We are heavily reliant on secure web (HTTPS) connections. They protect our online purchasing, verify app downloads and their updates, and keep our private information from prying eyes. Or so we like to think. Recent figures show that about half of all our page loads now use HTTPS, including the whole of this article, and the rest of my blog here.
HTTPS and its underlying security – originally SSL, now TLS – have had their worrying moments, to be sure. These have centred on vulnerabilities in the protocols used, which have been progressively addressed, although there is always that uncertainty as to whether the server to which you connect is running the latest, less vulnerable versions.
It is also a boon when you need to conduct any confidential or business exchange over a public network, such as when using public-access WiFi systems. Short of going over to full VPN (which many now do), it is the most popular way of keeping eavesdroppers out of your online activities. Or so we thought.
Two presentations at next week’s Black Hat security conference in Las Vegas should make us think again about the trust which we put in HTTPS, as reported by Ars Technica.
The first may not at first seem a great deal: Itzik Kotler and Amit Klein have shown that traffic restricted to using HTTPS, as you might when using public-access networks, can still reveal the URLs to which you connect, although the data transferred remains secure. This threat is greatest when you’re using DHCP, which is also most likely when using a public access point, which can readily be subverted to reveal the entire connection URL in plain text.
Unfortunately not all HTTPS servers are as discrete as they should be when making connections, and some of the comments to Ars Technica’s article reveal that it is not unusual for the connection process to leak the user name and even the associated password. That should not happen, of course, but it does.
The second relevant talk at the Black Hat conference, by Maxim Goncharov, reveals ways of exploiting WPAD, web proxy autodiscovery, as a result of its inherent weaknesses. Those can be worked around when browsers go out of their way to work with host names rather than complete URLs, but that is by no means universal practice.
The take-home message from these is not to rely on HTTPS when your communications could be intercepted: if you use public access points, then a good VPN is required if you want the full protection of secure connections. You cannot configure your browser to block all the exploits, and it is not likely to give you any indication that URLs or more details have been leaked either. You will still see the normal padlock icon indicating that a secure connection has been made.
And there’s more to come too. HTTPS is not normally considered as providing ‘end-to-end’ encryption, because it operates between client and server, rather than two communicating clients. The UK government’s stated intent with its Investigatory Powers (IP) Bill, currently nearing the end of its progress into legislation, is not to ban encryption, but to give law-enforcement and security agencies access to the content of any encrypted communications they wish.
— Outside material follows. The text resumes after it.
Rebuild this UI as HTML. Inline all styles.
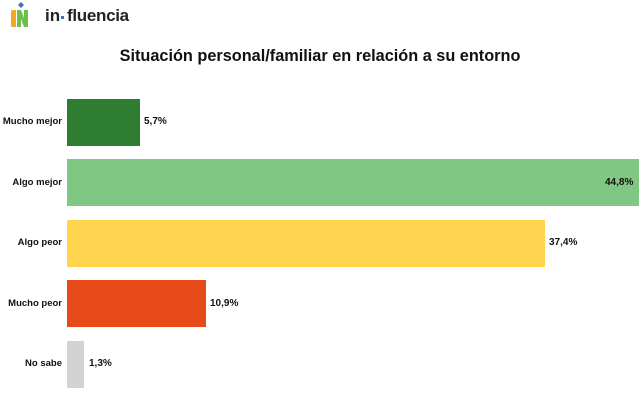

From all that has happened, I think that we can safely assume that no one in government has the slightest clue as to what HTTPS or TLS are, nor how they protect communications in a way that denies others access to their content. Together with VPN systems, they are bound to be an early target for ‘technical measures’ required by the Home Secretary. It is well known that many serious criminals, paedophiles, and potential terrorists use HTTPS and VPN connections to communicate with systems outside the UK, which are unlikely to be accessible even with the Bill’s intended global reach.
Although there are potential ‘technical measures’ which service providers could implement to aid the UK government’s campaign to remove all privacy, the most effective are likely to be officially-driven exploitations of vulnerabilities such as those to be reported next week. Under the procedures which the IP Bill will establish, such hacks would be legal, and conducted in total secrecy.
The IP Bill should prove a great way to destroy any remaining trust that the citizens of the UK might have had in their government.